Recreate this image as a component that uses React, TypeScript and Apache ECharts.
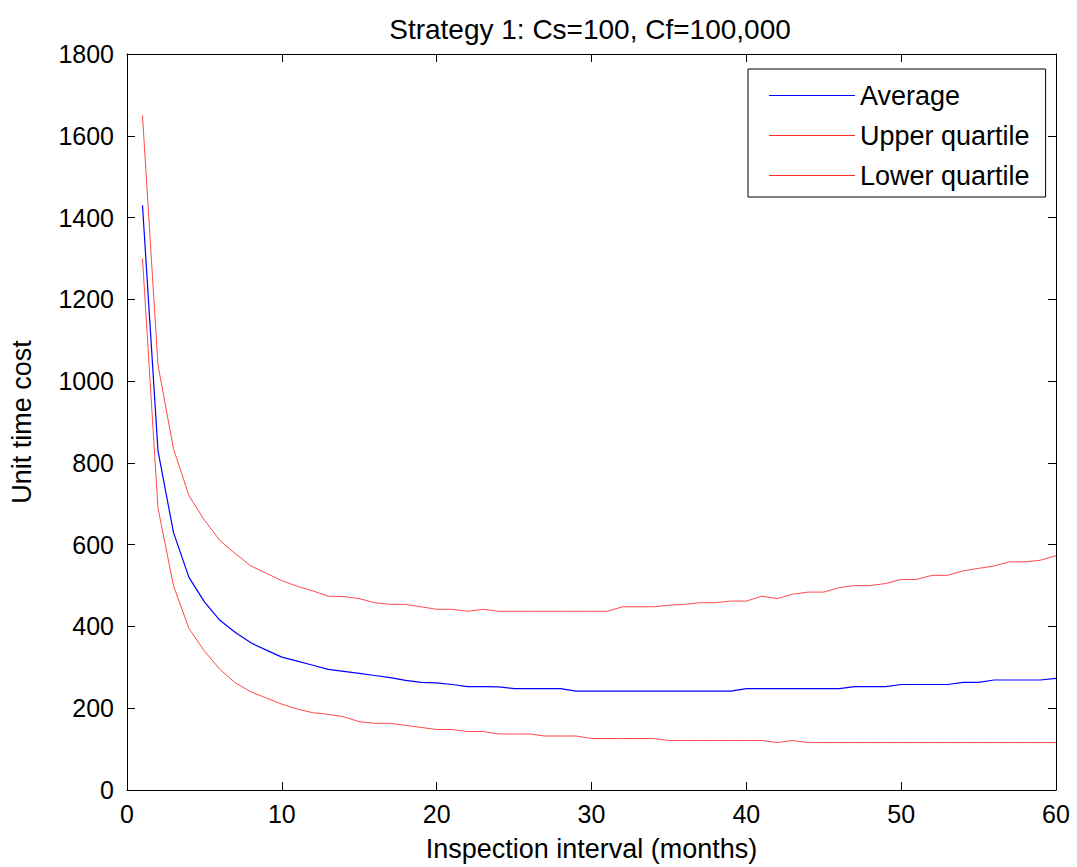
import React, { useEffect, useRef } from "react";
import * as echarts from "echarts";

const months: number[] = Array.from({ length: 60 }, (_, i) => i + 1);

const averageCost: number[] = [
  1430, 830, 630, 520, 460, 415, 385, 360, 342, 325,
  315, 305, 295, 290, 285, 280, 275, 268, 263, 262,
  258, 253, 253, 252, 248, 248, 248, 248, 242, 242,
  242, 242, 242, 242, 242, 242, 242, 242, 242, 248,
  248, 248, 248, 248, 248, 248, 253, 253, 253, 258,
  258, 258, 258, 263, 263, 269, 269, 269, 269, 273,
];

const upperQuartile: number[] = [
  1650, 1040, 835, 720, 660, 610, 578, 548, 530, 512,
  498, 487, 474, 473, 468, 458, 454, 454, 448, 442,
  442, 437, 442, 437, 437, 437, 437, 437, 437, 437,
  437, 448, 448, 448, 452, 454, 458, 458, 462, 462,
  474, 468, 479, 484, 484, 495, 500, 500, 505, 515,
  515, 525, 525, 536, 542, 548, 558, 558, 562, 573,
];

const lowerQuartile: number[] = [
  1300, 690, 500, 395, 340, 295, 262, 240, 225, 210,
  198, 189, 185, 179, 167, 163, 163, 158, 153, 148,
  148, 143, 143, 137, 137, 137, 132, 132, 132, 126,
  126, 126, 126, 126, 121, 121, 121, 121, 121, 121,
  121, 116, 121, 116, 116, 116, 116, 116, 116, 116,
  116, 116, 116, 116, 116, 116, 116, 116, 116, 116,
];

const legendNames: string[] = ["Average", "Upper quartile", "Lower quartile"];

const FONT = "Liberation Sans, Arial, sans-serif";
const BLUE = "#0000ff";
const RED = "#ff2a2a";

export default function App() {
  const ref = useRef<HTMLDivElement>(null);
  useEffect(() => {
    if (!ref.current) return;
    const chart = echarts.init(ref.current, undefined, { renderer: "svg" });
    const pair = (arr: number[]) => months.map((m, i) => [m, arr[i]]);
    const tickStyle = { show: true, inside: true, length: 8, lineStyle: { color: "#000", width: 1 } };
    const lineAxis = { show: true, onZero: false, lineStyle: { color: "#000", width: 1 } };
    chart.setOption({
      animation: false,
      backgroundColor: "#fff",
      title: {
        text: "Strategy 1: Cs=100, Cf=100,000",
        left: 585,
        textAlign: "center",
        top: 10,
        textStyle: { fontFamily: FONT, fontSize: 28, fontWeight: "normal", color: "#000" },
      },
      legend: {
        left: 748,
        top: 69,
        orient: "vertical",
        icon: "rect",
        itemWidth: 86,
        itemHeight: 1.2,
        itemGap: 13,
        padding: [13, 16, 8, 21],
        borderColor: "#000",
        borderWidth: 1,
        borderRadius: 0,
        backgroundColor: "#fff",
        textStyle: { fontFamily: FONT, fontSize: 27, lineHeight: 27, color: "#000" },
        data: legendNames,
      },
      grid: { left: 126, top: 54, width: 930, height: 736, containLabel: false },
      xAxis: [
        {
          type: "value",
          min: 0,
          max: 60,
          interval: 10,
          name: "Inspection interval (months)",
          nameLocation: "middle",
          nameGap: 45,
          nameTextStyle: { fontFamily: FONT, fontSize: 27, color: "#000" },
          axisLine: lineAxis,
          axisTick: tickStyle,
          axisLabel: { fontFamily: FONT, fontSize: 25, color: "#000", margin: 11 },
          splitLine: { show: false },
        },
        {
          type: "value",
          position: "top",
          min: 0,
          max: 60,
          interval: 10,
          axisLine: lineAxis,
          axisTick: tickStyle,
          axisLabel: { show: false },
          splitLine: { show: false },
        },
      ],
      yAxis: [
        {
          type: "value",
          min: 0,
          max: 1800,
          interval: 200,
          name: "Unit time cost",
          nameLocation: "middle",
          nameGap: 92,
          nameTextStyle: { fontFamily: FONT, fontSize: 27, color: "#000" },
          axisLine: lineAxis,
          axisTick: tickStyle,
          axisLabel: {
            fontFamily: FONT,
            fontSize: 25,
            color: "#000",
            margin: 13,
            formatter: (v: number) => String(v),
          },
          splitLine: { show: false },
        },
        {
          type: "value",
          position: "right",
          min: 0,
          max: 1800,
          interval: 200,
          axisLine: lineAxis,
          axisTick: tickStyle,
          axisLabel: { show: false },
          splitLine: { show: false },
        },
      ],
      series: [
        {
          name: legendNames[0],
          type: "line",
          symbol: "none",
          data: pair(averageCost),
          lineStyle: { color: BLUE, width: 1.2 },
          itemStyle: { color: BLUE },
        },
        {
          name: legendNames[1],
          type: "line",
          symbol: "none",
          data: pair(upperQuartile),
          lineStyle: { color: RED, width: 1, opacity: 0.85 },
          itemStyle: { color: RED },
        },
        {
          name: legendNames[2],
          type: "line",
          symbol: "none",
          data: pair(lowerQuartile),
          lineStyle: { color: RED, width: 1, opacity: 0.85 },
          itemStyle: { color: RED },
        },
      ],
    });
    return () => chart.dispose();
  }, []);
  return (
    <div
      ref={ref}
      style={{ position: "fixed", left: 0, top: 0, width: 1077, height: 867, background: "#fff" }}
    />
  );
}
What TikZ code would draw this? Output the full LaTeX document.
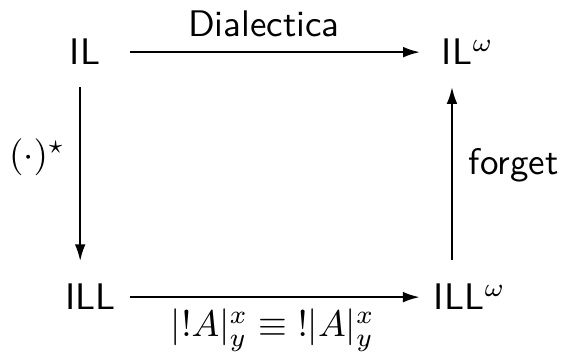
\documentclass[tikz,border=0pt]{standalone}
\usetikzlibrary{arrows.meta,calc}
\begin{document}
\begin{tikzpicture}[x=0.2703pt,y=-0.2703pt,
  obj/.style={inner sep=0pt,outer sep=0pt,text height=0.694em,text depth=0pt,font=\sffamily},
  lbl/.style={inner sep=0pt,outer sep=0pt},
  arr/.style={line width=0.65pt,-{Latex[length=4.6pt,width=2.9pt]}}]
\useasboundingbox (0,0) rectangle (563,358);
\node[obj,anchor=base west] (IL) at (70,65) {IL};
\node[obj,anchor=base west] (ILw) at (442,65) {IL$^\omega$};
\node[obj,anchor=base west] (ILL) at (65,310) {ILL};
\node[obj,anchor=base west] (ILLw) at (434,310) {ILL$^\omega$};
\draw[arr] ($(IL.east)+(8.1pt,0)$) -- ($(IL.east -| ILw.west)+(-5.9pt,0)$);
\draw[arr] ($(ILL.east)+(3.9pt,0)$) -- ($(ILL.east -| ILLw.west)+(-3.8pt,0)$);
\draw[arr] ($(IL.south)+(-1.35pt,-5.9pt)$) -- ($(IL.south |- ILL.north)+(-1.35pt,6.2pt)$);
\draw[arr] ($(ILw.west |- ILLw.north)+(2.7pt,6.5pt)$) -- ($(ILw.south west)+(2.7pt,-5.9pt)$);
\node[lbl,anchor=base,font=\sffamily] (dia) at (264,37) {Dialectica};
\node[lbl,anchor=base west] (star) at (9,167) {$(\cdot)^\star$};
\node[lbl,anchor=base west,font=\sffamily] (fg) at (469,175) {forget};
\node[lbl,anchor=base west] (eq) at (171,337) {$|!A|^x_y\equiv{}!|A|^x_y$};
\end{tikzpicture}
\end{document}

*Objective*
Ignore the images and quote every line of the listing exactly.

*Solution to the problem*
Recreate this image as a component that uses React, TypeScript and Apache ECharts.
import React, { useEffect, useRef } from "react";
import * as echarts from "echarts";

const months: number[] = Array.from({ length: 60 }, (_, i) => i + 1);

const averageCost: number[] = [
  1430, 830, 630, 520, 460, 415, 385, 360, 342, 325,
  315, 305, 295, 290, 285, 280, 275, 268, 263, 262,
  258, 253, 253, 252, 248, 248, 248, 248, 242, 242,
  242, 242, 242, 242, 242, 242, 242, 242, 242, 248,
  248, 248, 248, 248, 248, 248, 253, 253, 253, 258,
  258, 258, 258, 263, 263, 269, 269, 269, 269, 273,
];

const upperQuartile: number[] = [
  1650, 1040, 835, 720, 660, 610, 578, 548, 530, 512,
  498, 487, 474, 473, 468, 458, 454, 454, 448, 442,
  442, 437, 442, 437, 437, 437, 437, 437, 437, 437,
  437, 448, 448, 448, 452, 454, 458, 458, 462, 462,
  474, 468, 479, 484, 484, 495, 500, 500, 505, 515,
  515, 525, 525, 536, 542, 548, 558, 558, 562, 573,
];

const lowerQuartile: number[] = [
  1300, 690, 500, 395, 340, 295, 262, 240, 225, 210,
  198, 189, 185, 179, 167, 163, 163, 158, 153, 148,
  148, 143, 143, 137, 137, 137, 132, 132, 132, 126,
  126, 126, 126, 126, 121, 121, 121, 121, 121, 121,
  121, 116, 121, 116, 116, 116, 116, 116, 116, 116,
  116, 116, 116, 116, 116, 116, 116, 116, 116, 116,
];

const legendNames: string[] = ["Average", "Upper quartile", "Lower quartile"];

const FONT = "Liberation Sans, Arial, sans-serif";
const BLUE = "#0000ff";
const RED = "#ff2a2a";

export default function App() {
  const ref = useRef<HTMLDivElement>(null);
  useEffect(() => {
    if (!ref.current) return;
    const chart = echarts.init(ref.current, undefined, { renderer: "svg" });
    const pair = (arr: number[]) => months.map((m, i) => [m, arr[i]]);
    const tickStyle = { show: true, inside: true, length: 8, lineStyle: { color: "#000", width: 1 } };
    const lineAxis = { show: true, onZero: false, lineStyle: { color: "#000", width: 1 } };
    chart.setOption({
      animation: false,
      backgroundColor: "#fff",
      title: {
        text: "Strategy 1: Cs=100, Cf=100,000",
        left: 585,
        textAlign: "center",
        top: 10,
        textStyle: { fontFamily: FONT, fontSize: 28, fontWeight: "normal", color: "#000" },
      },
      legend: {
        left: 748,
        top: 69,
        orient: "vertical",
        icon: "rect",
        itemWidth: 86,
        itemHeight: 1.2,
        itemGap: 13,
        padding: [13, 16, 8, 21],
        borderColor: "#000",
        borderWidth: 1,
        borderRadius: 0,
        backgroundColor: "#fff",
        textStyle: { fontFamily: FONT, fontSize: 27, lineHeight: 27, color: "#000" },
        data: legendNames,
      },
      grid: { left: 126, top: 54, width: 930, height: 736, containLabel: false },
      xAxis: [
        {
          type: "value",
          min: 0,
          max: 60,
          interval: 10,
          name: "Inspection interval (months)",
          nameLocation: "middle",
          nameGap: 45,
          nameTextStyle: { fontFamily: FONT, fontSize: 27, color: "#000" },
          axisLine: lineAxis,
          axisTick: tickStyle,
          axisLabel: { fontFamily: FONT, fontSize: 25, color: "#000", margin: 11 },
          splitLine: { show: false },
        },
        {
          type: "value",
          position: "top",
          min: 0,
          max: 60,
          interval: 10,
          axisLine: lineAxis,
          axisTick: tickStyle,
          axisLabel: { show: false },
          splitLine: { show: false },
        },
      ],
      yAxis: [
        {
          type: "value",
          min: 0,
          max: 1800,
          interval: 200,
          name: "Unit time cost",
          nameLocation: "middle",
          nameGap: 92,
          nameTextStyle: { fontFamily: FONT, fontSize: 27, color: "#000" },
          axisLine: lineAxis,
          axisTick: tickStyle,
          axisLabel: {
            fontFamily: FONT,
            fontSize: 25,
            color: "#000",
            margin: 13,
            formatter: (v: number) => String(v),
          },
          splitLine: { show: false },
        },
        {
          type: "value",
          position: "right",
          min: 0,
          max: 1800,
          interval: 200,
          axisLine: lineAxis,
          axisTick: tickStyle,
          axisLabel: { show: false },
          splitLine: { show: false },
        },
      ],
      series: [
        {
          name: legendNames[0],
          type: "line",
          symbol: "none",
          data: pair(averageCost),
          lineStyle: { color: BLUE, width: 1.2 },
          itemStyle: { color: BLUE },
        },
        {
          name: legendNames[1],
          type: "line",
          symbol: "none",
          data: pair(upperQuartile),
          lineStyle: { color: RED, width: 1, opacity: 0.85 },
          itemStyle: { color: RED },
        },
        {
          name: legendNames[2],
          type: "line",
          symbol: "none",
          data: pair(lowerQuartile),
          lineStyle: { color: RED, width: 1, opacity: 0.85 },
          itemStyle: { color: RED },
        },
      ],
    });
    return () => chart.dispose();
  }, []);
  return (
    <div
      ref={ref}
      style={{ position: "fixed", left: 0, top: 0, width: 1077, height: 867, background: "#fff" }}
    />
  );
}
What TikZ code would draw this? Output the full LaTeX document.
\documentclass[tikz,border=0pt]{standalone}
\usetikzlibrary{arrows.meta,calc}
\begin{document}
\begin{tikzpicture}[x=0.2703pt,y=-0.2703pt,
  obj/.style={inner sep=0pt,outer sep=0pt,text height=0.694em,text depth=0pt,font=\sffamily},
  lbl/.style={inner sep=0pt,outer sep=0pt},
  arr/.style={line width=0.65pt,-{Latex[length=4.6pt,width=2.9pt]}}]
\useasboundingbox (0,0) rectangle (563,358);
\node[obj,anchor=base west] (IL) at (70,65) {IL};
\node[obj,anchor=base west] (ILw) at (442,65) {IL$^\omega$};
\node[obj,anchor=base west] (ILL) at (65,310) {ILL};
\node[obj,anchor=base west] (ILLw) at (434,310) {ILL$^\omega$};
\draw[arr] ($(IL.east)+(8.1pt,0)$) -- ($(IL.east -| ILw.west)+(-5.9pt,0)$);
\draw[arr] ($(ILL.east)+(3.9pt,0)$) -- ($(ILL.east -| ILLw.west)+(-3.8pt,0)$);
\draw[arr] ($(IL.south)+(-1.35pt,-5.9pt)$) -- ($(IL.south |- ILL.north)+(-1.35pt,6.2pt)$);
\draw[arr] ($(ILw.west |- ILLw.north)+(2.7pt,6.5pt)$) -- ($(ILw.south west)+(2.7pt,-5.9pt)$);
\node[lbl,anchor=base,font=\sffamily] (dia) at (264,37) {Dialectica};
\node[lbl,anchor=base west] (star) at (9,167) {$(\cdot)^\star$};
\node[lbl,anchor=base west,font=\sffamily] (fg) at (469,175) {forget};
\node[lbl,anchor=base west] (eq) at (171,337) {$|!A|^x_y\equiv{}!|A|^x_y$};
\end{tikzpicture}
\end{document}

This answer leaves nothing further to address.